Poder de polícia e poder punitivo : o direito administrativo no sistema penal brasileiro

Detalhes bibliográficos
Ano de defesa: 2021
Autor(a) principal: Rigon, Bruno Silveira lattes
Orientador(a): Silva Filho, Jose Carlos Moreira da lattes
Banca de defesa: Não Informado pela instituição
Tipo de documento: Tese
Tipo de acesso: Acesso aberto
Idioma: por
Instituição de defesa: Pontifícia Universidade Católica do Rio Grande do Sul
Programa de Pós-Graduação: Programa de Pós-Graduação em Ciências Criminais
Departamento: Escola de Direito
País: Brasil
Palavras-chave em Português:
Área do conhecimento CNPq:
Link de acesso: https://tede2.pucrs.br/tede2/handle/tede/10364
Resumo: This thesis has as its object of study the police power in the Brazilian penal system.

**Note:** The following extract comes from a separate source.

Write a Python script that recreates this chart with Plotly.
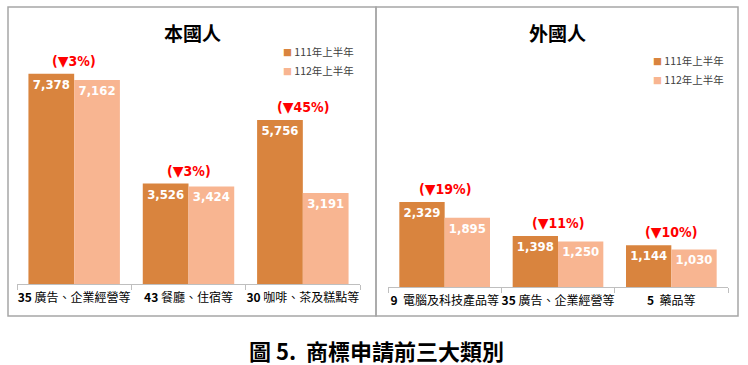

The research intends to analyze the relationship between police power and state punitive power, that is, it seeks to understand the legal-political rationality of administrative law present in the Brazilian criminal justice system, with a limited focus on the practices and discourses of legal actors in the drug war context. Two central questions led to this investigation. First: what are the knowledge-power relations between the police power – and the categories arising from the administrative law that resolve around it – with the punitive state power in Brazil? Second: how do such relationships occur specifically in the Brazilian context of the war on drugs? The general objective of this research, therefore, is to make visible the invisible administrative rationality within the Brazilian penal system. Our central hypothesis argued that the manifestation of state authoritarianism remains more evident and latent when police power and punitive power intertwine, as effects are created that produce legal truths from invisible administrative law mechanisms in the plots of relations of the punitive power. Throughout the investigation, we found that the relationship of police power in the Brazilian criminal justice system has its architectural foundations in the categories of administrative discretion, which underlies police discretion; presumption of legitimacy and veracity of the acts of the public power, which legitimizes police testimony in drug trafficking crimes; and the principle of supremacy of the public interest over the private, which justifies violence and state arbitrariness in the name of a superior collective interest in fighting crime. These are dispositive from administrative law that convey a certain authoritarian legal-political rationality of the administrative area, influenced by the legal discourse of the doctrine of national security, to the functioning of the institutions of the Brazilian penal system. The methodology adopted in this work was based on the proposal of historical investigation from the Foucaultian genealogy. Bibliographic review and document analysis were used, based on the examination of legislation, legal discourses in lectures, interviews, articles, books and conferences, manual of the Superior War School and Brazilian police institutions, among other sources of historiographical research.